Во вступлении к этому философическому прошению в стихах Антон де Монторо как бы изображает себя человеком, не раз уже умиравшим, но еще продолжающим жить. Этот живой мертвец восклицает:

 

Но если вы меня приговорите.

Какую смерть еще вы мне дадите,

Которой я еще не претерпел?

 

V

 

До и после резни, до и после установления инквизиции в Испании иудеи и крещеные евреи играют значительную роль в общественной, экономической и культурной жизни. В средние века они уже участвуют в управлении государством и даже в организации католической церкви: среди крупнейших прелатов мы находим крещеных евреев. Есть графы, маркизы, министры, епископы и архиепископы еврейского происхождения.

Борясь между собою, иудейство и католичество в то же время оказывают некоторое влияние друг на друга. Известны публичные споры между раввинами и священниками.

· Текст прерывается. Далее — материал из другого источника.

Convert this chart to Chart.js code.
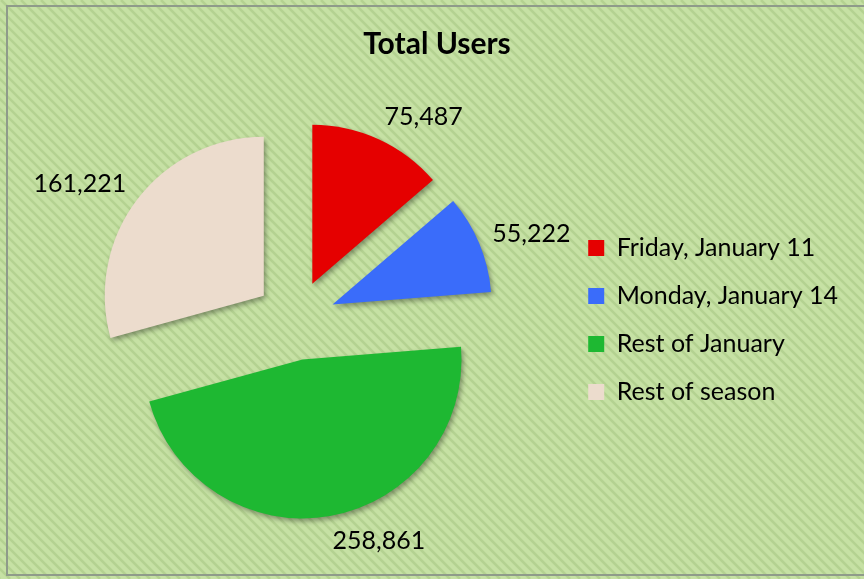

В одном из своих стихотворений Гейне высмеивает раввина и францисканца, которые в присутствии короля Педро Жестокого, в Толедо, спорят и выхваливают каждый свою религию, пока королева Бланка наконец не восклицает:

 

Кто там прав, уж я не знаю,

Но в чем я не сомневаюсь,

Этото, что оба старца,

К сожалению, воняют.

 

VI

 

Трагишутовская традиция особенно дорога евреям. «Селестина, или трагикомедия Калиста и Мелибеи» приписывается бакалавру Фернанду де Рохасу, как предполагают, еврею из Монтальбана, писателю и юристу, тесть которого Альваро де Монтальбан был обвинен инквизицией в иудействе.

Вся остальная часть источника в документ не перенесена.